EX-99.1 2 exhibit99-1.htm MATERIAL CHANGE REPORT DATED MAY 5, 2011 Pacific Rim Mining Corp.: Exhibit 99.1 - Filed by newsfilecorp.com

FORM 51-102F3

Material Change Report

ITEM 1. NAME AND ADDRESS OF COMPANY
   
  PACIFIC RIM MINING CORP. (the "Company")
  #1050 - 625 Howe Street
  Vancouver, British Columbia
  V6C 2T6
   
  Tel:   604-689-1976
  Fax:   604-689-1978
   
ITEM 2. DATE OF MATERIAL CHANGE
   
  May 2, 2011
   
ITEM 3. NEWS RELEASE
   
  Issued May 3, 2011 and distributed through the facilities of Marketwire.
   
ITEM 4. SUMMARY OF MATERIAL CHANGE
   
Further to its news releases dated April 7, 2011 and April 20, 2011, the Company has closed its non-brokered private placement raising gross proceeds of $3,696,000.
 
ITEM 5.1 FULL DESCRIPTION OF MATERIAL CHANGE

The Company has closed its non-brokered private placement (the "Offering") pursuant to which it raised gross proceeds of $3,696,000 through the issuance of 17,600,000 units (the "Units") of the Company. Each Unit consists of one common share (a "Share") and one-half of one non-transferable share purchase warrant (a "Warrant"), with each whole Warrant entitling the holder to acquire one additional common share of the Company for a period of 24 months at an exercise price of $0.30. The Company reserves the right to accelerate the exercise period of the Warrants should the Shares trade on the Toronto Stock Exchange above a volume weighted average price of $0.50 for 20 consecutive trading days.

The Company has also issued 716,400 warrants (the "Finder’s Warrants"), representing 6% of the total number of Units sold to subscribers introduced by certain finders (the "Finders"), and issued 233,400 units (the "Finder's Units") and paid $101,430 in cash to the Finders in payment of Finder's fees of 6% of the proceeds raised by subscribers introduced by the Finders. The Finder's Units were issued at a deemed cost of $0.21 per Finder's Unit and consist of the same securities as the Units offered to the Purchasers. Each whole Finder's Warrant entitles the holder to purchase one additional common share of the Company on the same terms as the Warrants.


The Shares, Warrants, Finder’s Warrants and the shares and warrants comprising the Finder's Units are subject to a four-month hold period as required under applicable Canadian securities law, expiring September 3, 2011. The common shares issuable on exercise of the Warrants, Finder's Warrants and warrants underlying the Finder's Units will also be subject to a four month hold period expiring on September 3, 2011.

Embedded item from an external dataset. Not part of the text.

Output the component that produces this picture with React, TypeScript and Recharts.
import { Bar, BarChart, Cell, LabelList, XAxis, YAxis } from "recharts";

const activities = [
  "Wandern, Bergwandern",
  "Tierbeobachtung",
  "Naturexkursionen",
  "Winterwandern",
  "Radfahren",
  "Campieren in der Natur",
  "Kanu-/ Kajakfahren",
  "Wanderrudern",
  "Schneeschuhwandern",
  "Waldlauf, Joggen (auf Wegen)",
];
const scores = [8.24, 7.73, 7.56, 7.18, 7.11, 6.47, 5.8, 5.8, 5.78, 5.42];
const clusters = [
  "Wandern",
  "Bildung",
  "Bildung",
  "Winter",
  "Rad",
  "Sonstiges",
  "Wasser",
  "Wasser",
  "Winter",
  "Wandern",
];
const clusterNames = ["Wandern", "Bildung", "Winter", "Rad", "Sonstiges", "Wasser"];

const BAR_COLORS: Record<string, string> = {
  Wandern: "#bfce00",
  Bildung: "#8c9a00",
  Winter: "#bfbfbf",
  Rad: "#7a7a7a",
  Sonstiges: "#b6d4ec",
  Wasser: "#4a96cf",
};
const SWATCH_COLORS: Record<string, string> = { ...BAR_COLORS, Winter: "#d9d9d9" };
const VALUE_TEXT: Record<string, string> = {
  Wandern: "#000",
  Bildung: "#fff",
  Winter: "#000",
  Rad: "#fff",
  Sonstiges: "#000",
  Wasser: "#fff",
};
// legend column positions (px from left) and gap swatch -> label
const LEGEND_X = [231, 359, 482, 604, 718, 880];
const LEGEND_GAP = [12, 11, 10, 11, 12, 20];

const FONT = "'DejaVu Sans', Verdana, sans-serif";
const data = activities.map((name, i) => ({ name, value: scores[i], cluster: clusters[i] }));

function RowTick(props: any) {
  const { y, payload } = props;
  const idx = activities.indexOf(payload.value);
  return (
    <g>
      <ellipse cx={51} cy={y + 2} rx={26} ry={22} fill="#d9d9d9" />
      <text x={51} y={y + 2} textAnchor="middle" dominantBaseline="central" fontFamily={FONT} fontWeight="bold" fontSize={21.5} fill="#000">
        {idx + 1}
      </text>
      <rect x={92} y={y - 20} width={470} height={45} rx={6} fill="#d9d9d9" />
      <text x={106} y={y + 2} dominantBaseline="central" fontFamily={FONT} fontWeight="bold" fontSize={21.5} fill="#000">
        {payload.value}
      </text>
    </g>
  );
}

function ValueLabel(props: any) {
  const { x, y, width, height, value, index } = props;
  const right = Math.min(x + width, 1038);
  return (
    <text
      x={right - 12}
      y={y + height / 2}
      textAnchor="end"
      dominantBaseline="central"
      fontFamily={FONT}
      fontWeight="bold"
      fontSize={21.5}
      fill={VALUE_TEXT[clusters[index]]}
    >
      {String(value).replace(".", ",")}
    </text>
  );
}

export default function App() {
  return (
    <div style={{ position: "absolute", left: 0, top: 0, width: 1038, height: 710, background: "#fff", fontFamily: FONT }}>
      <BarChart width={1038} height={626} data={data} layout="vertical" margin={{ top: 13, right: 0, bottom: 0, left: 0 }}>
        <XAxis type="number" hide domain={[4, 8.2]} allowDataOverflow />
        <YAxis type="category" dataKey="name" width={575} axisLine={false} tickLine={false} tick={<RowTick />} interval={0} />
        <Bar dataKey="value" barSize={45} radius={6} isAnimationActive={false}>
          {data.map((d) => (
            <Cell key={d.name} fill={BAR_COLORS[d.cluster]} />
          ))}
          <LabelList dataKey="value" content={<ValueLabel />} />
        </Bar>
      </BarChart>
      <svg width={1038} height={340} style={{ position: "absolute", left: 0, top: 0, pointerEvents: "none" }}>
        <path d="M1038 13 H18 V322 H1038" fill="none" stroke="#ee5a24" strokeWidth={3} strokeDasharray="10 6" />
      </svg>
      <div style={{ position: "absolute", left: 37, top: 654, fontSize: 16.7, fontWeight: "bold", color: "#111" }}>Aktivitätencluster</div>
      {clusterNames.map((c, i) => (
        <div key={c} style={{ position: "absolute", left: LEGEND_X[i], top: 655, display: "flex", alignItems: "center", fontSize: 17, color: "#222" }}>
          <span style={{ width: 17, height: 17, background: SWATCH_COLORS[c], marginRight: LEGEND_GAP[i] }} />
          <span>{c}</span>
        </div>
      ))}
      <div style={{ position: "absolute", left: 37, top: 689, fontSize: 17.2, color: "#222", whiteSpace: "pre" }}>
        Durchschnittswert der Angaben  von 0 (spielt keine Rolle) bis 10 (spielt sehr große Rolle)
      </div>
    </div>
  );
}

William Myckatyn, a director of the Company, participated in the Offering and acquired 100,000 Units. In connection with the Offering, William Myckatyn entered into a subscription agreement with the Company on the same terms as the arm’s length investors in the Offering.

The Offering is, to that extent, a "related party transaction" under Multilateral Instrument 61-101 Protection of Minority Security Holders in Special Transactions ("MI 61-101") of the Canadian Securities Administrators. However, the Offering is exempt from the formal valuation and minority shareholder approval requirements of MI 61-101 pursuant to the exemptions set out in sections 5.5(a) and 5.7(1)(a) of MI 61-101 on the basis that neither the fair market value of the Units being acquired by Mr. Myckatyn, nor the consideration received by the Company for such Units, exceeds 25% of the Company's market capitalization, calculated in accordance with MI 61-101.

Prior to the completion of the Offering, William Myckatyn held 187,660 common shares of the Company and warrants exercisable to acquire an additional 100,000 common shares of the Company, representing in total approximately 0.19% of the Company's then issued and outstanding shares on a partially-diluted basis. Pursuant to the Offering, Mr. Myckatyn acquired 100,000 Units and accordingly, on completion of the Offering, would hold 437,660 common shares of the Company, representing approximately 0.26% of the Company's issued and outstanding shares on a partially-diluted basis, assuming full exercise of all options and warrants which he currently holds.

The proceeds of the Offering will be used for exploration work, legal expenditures and for general corporate purposes.

ITEM 5.2 DISCLOSURE FOR RESTRUCTURING TRANSACTIONS
   
  Not applicable.
   
ITEM 6. RELIANCE ON SUBSECTION 7.1(2) OF NATIONAL INSTRUMENT 51-102
 
  Not applicable.
   
ITEM 7. OMITTED INFORMATION
   
  No information has been omitted on the basis that it is confidential information.



ITEM 8. EXECUTIVE OFFICER
   
  Contact: Barbara Henderson, Corporate Secretary
  Telephone: (604) 689-1976
     
ITEM 9. DATE OF REPORT
   
  DATED at Vancouver, British Columbia, this 5 day of May, 2011.